Directive – Exclude pictures. Extract exactly the lines from the one that contains "Emit a Python" down to the one that contains "fig.savefig('out.png', dpi=100, facecolor=bg)", both included.

#### Data excerpts

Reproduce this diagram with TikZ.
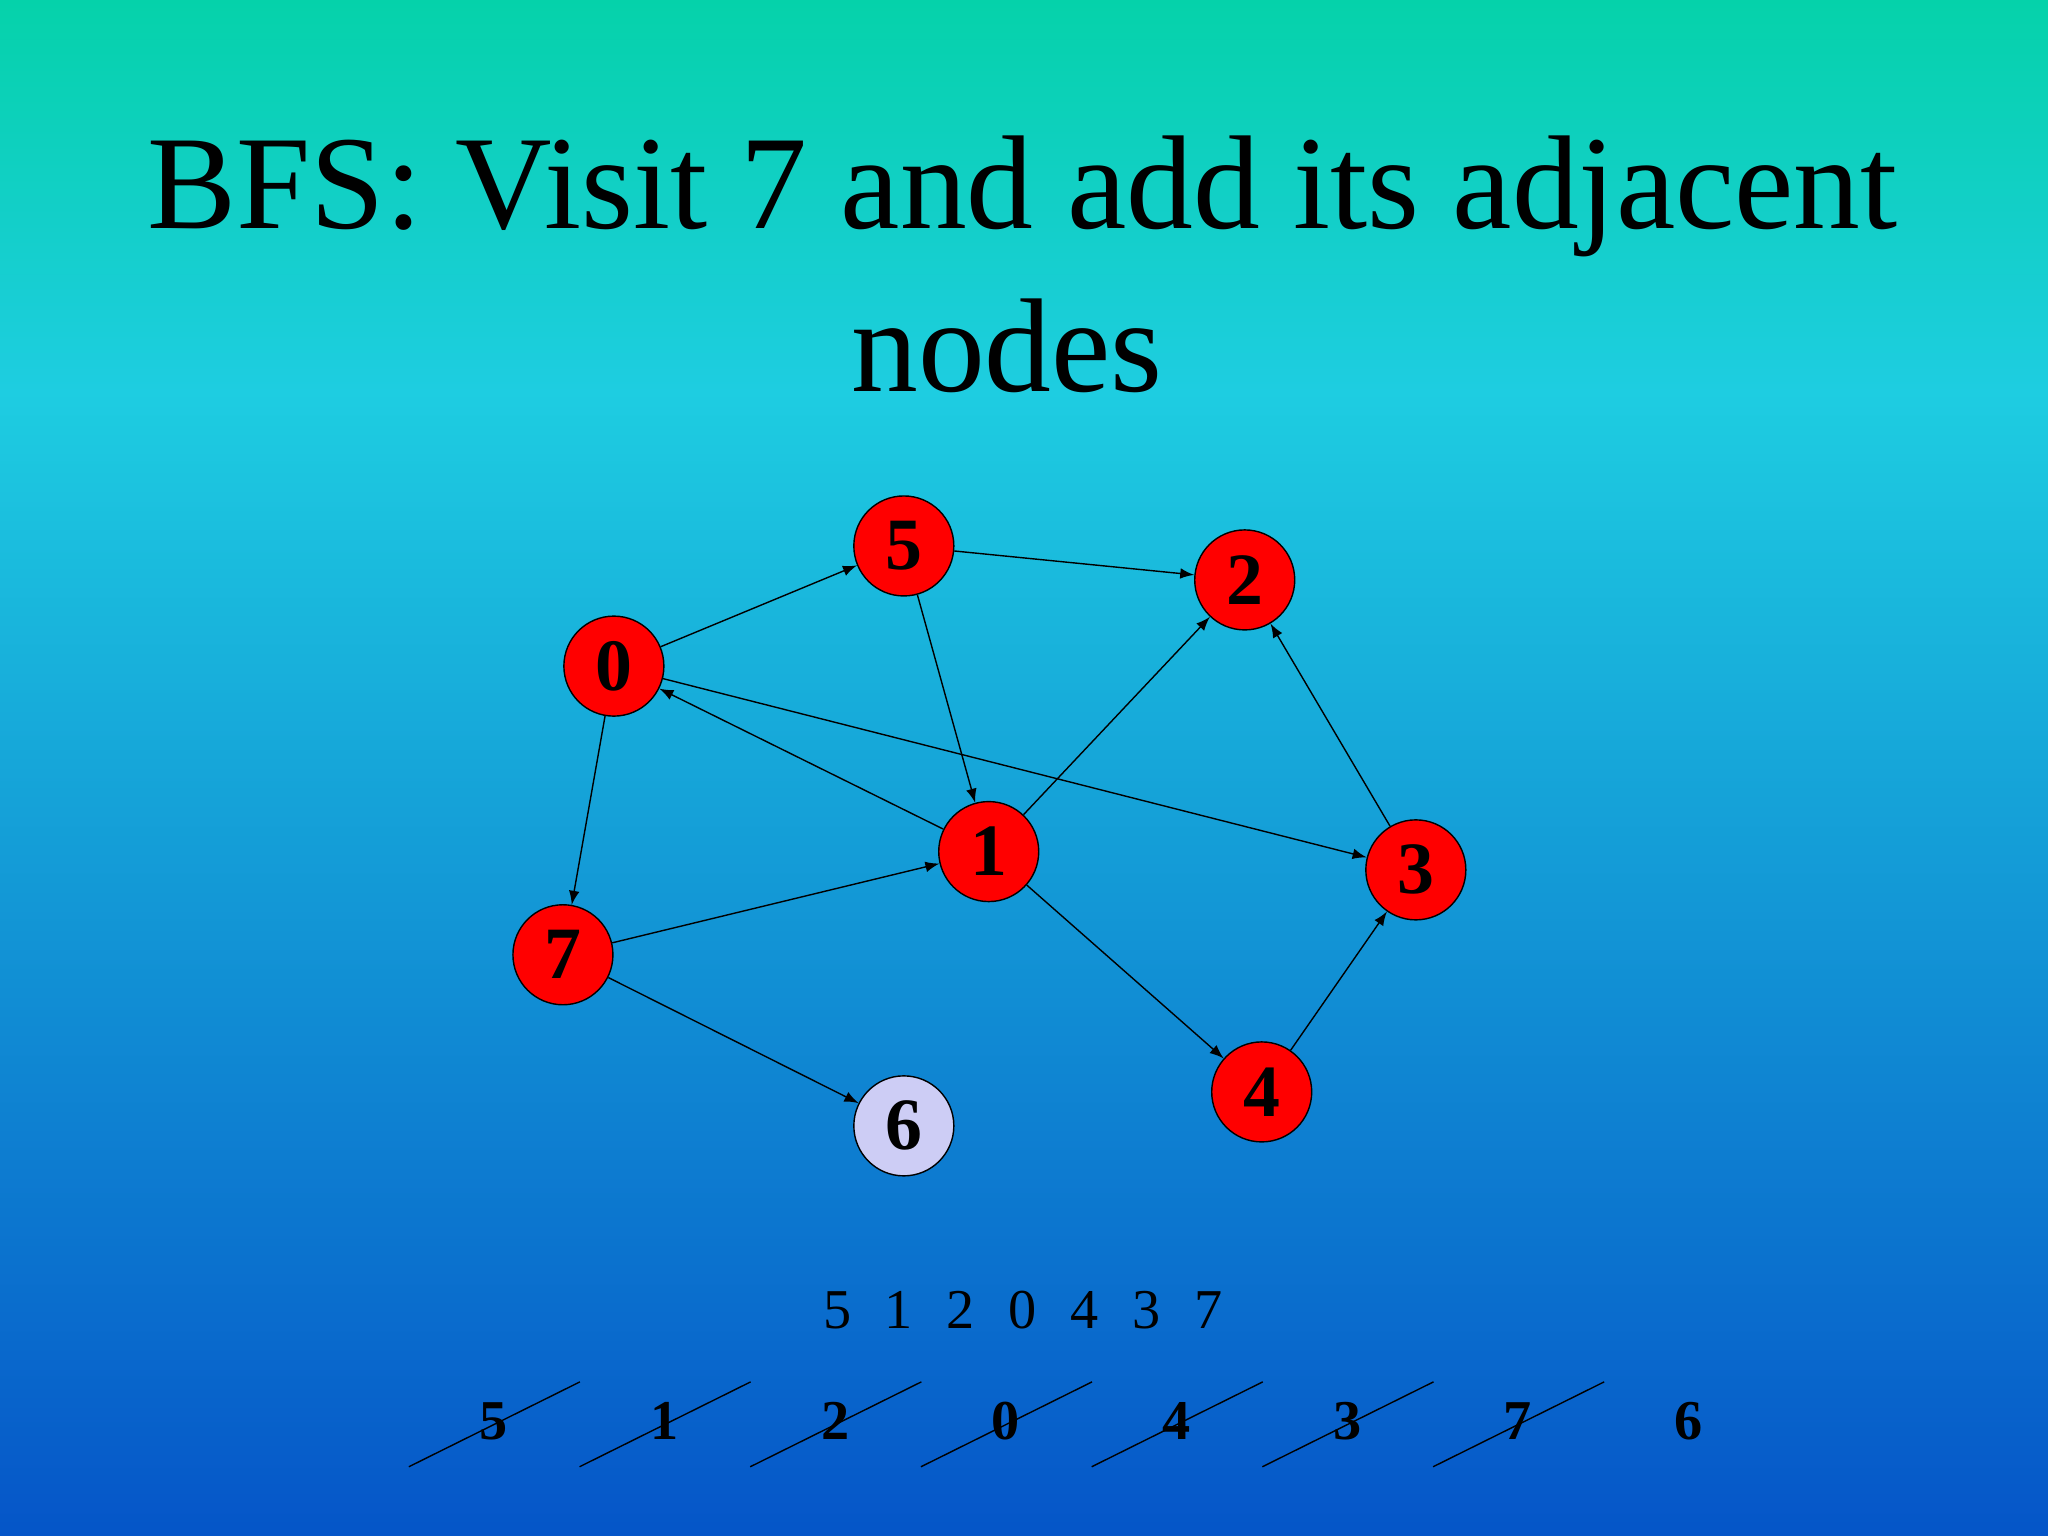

########
#### Data excerpts

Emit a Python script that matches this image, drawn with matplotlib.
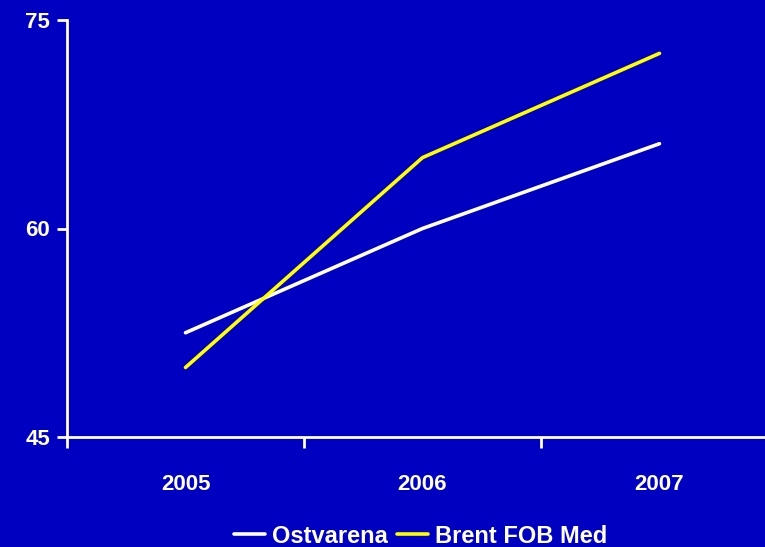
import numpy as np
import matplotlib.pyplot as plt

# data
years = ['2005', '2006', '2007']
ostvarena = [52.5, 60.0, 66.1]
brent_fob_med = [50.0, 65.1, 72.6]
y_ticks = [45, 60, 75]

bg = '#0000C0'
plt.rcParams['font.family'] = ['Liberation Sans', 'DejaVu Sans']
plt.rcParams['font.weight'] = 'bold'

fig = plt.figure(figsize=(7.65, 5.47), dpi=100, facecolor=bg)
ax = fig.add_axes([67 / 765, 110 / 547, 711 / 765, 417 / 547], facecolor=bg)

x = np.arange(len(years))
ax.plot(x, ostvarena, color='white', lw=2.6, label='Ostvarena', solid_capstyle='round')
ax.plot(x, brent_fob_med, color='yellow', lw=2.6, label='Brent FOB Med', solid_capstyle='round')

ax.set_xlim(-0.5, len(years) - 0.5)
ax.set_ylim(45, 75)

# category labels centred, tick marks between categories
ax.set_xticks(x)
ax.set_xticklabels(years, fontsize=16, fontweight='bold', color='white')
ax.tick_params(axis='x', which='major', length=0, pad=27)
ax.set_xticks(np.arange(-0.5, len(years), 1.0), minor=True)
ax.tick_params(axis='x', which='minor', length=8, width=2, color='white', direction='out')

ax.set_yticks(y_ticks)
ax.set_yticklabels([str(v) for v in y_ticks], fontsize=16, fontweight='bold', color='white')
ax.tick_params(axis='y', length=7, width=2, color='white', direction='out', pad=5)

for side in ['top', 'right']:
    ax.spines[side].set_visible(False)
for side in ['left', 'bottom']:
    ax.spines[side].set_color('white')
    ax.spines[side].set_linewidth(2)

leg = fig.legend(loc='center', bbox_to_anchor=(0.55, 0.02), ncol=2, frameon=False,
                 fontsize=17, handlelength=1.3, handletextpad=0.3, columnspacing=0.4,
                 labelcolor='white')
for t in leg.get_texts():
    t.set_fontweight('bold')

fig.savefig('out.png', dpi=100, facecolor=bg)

########

Result –
Emit a Python script that matches this image, drawn with matplotlib.
import numpy as np
import matplotlib.pyplot as plt

# data
years = ['2005', '2006', '2007']
ostvarena = [52.5, 60.0, 66.1]
brent_fob_med = [50.0, 65.1, 72.6]
y_ticks = [45, 60, 75]

bg = '#0000C0'
plt.rcParams['font.family'] = ['Liberation Sans', 'DejaVu Sans']
plt.rcParams['font.weight'] = 'bold'

fig = plt.figure(figsize=(7.65, 5.47), dpi=100, facecolor=bg)
ax = fig.add_axes([67 / 765, 110 / 547, 711 / 765, 417 / 547], facecolor=bg)

x = np.arange(len(years))
ax.plot(x, ostvarena, color='white', lw=2.6, label='Ostvarena', solid_capstyle='round')
ax.plot(x, brent_fob_med, color='yellow', lw=2.6, label='Brent FOB Med', solid_capstyle='round')

ax.set_xlim(-0.5, len(years) - 0.5)
ax.set_ylim(45, 75)

# category labels centred, tick marks between categories
ax.set_xticks(x)
ax.set_xticklabels(years, fontsize=16, fontweight='bold', color='white')
ax.tick_params(axis='x', which='major', length=0, pad=27)
ax.set_xticks(np.arange(-0.5, len(years), 1.0), minor=True)
ax.tick_params(axis='x', which='minor', length=8, width=2, color='white', direction='out')

ax.set_yticks(y_ticks)
ax.set_yticklabels([str(v) for v in y_ticks], fontsize=16, fontweight='bold', color='white')
ax.tick_params(axis='y', length=7, width=2, color='white', direction='out', pad=5)

for side in ['top', 'right']:
    ax.spines[side].set_visible(False)
for side in ['left', 'bottom']:
    ax.spines[side].set_color('white')
    ax.spines[side].set_linewidth(2)

leg = fig.legend(loc='center', bbox_to_anchor=(0.55, 0.02), ncol=2, frameon=False,
                 fontsize=17, handlelength=1.3, handletextpad=0.3, columnspacing=0.4,
                 labelcolor='white')
for t in leg.get_texts():
    t.set_fontweight('bold')

fig.savefig('out.png', dpi=100, facecolor=bg)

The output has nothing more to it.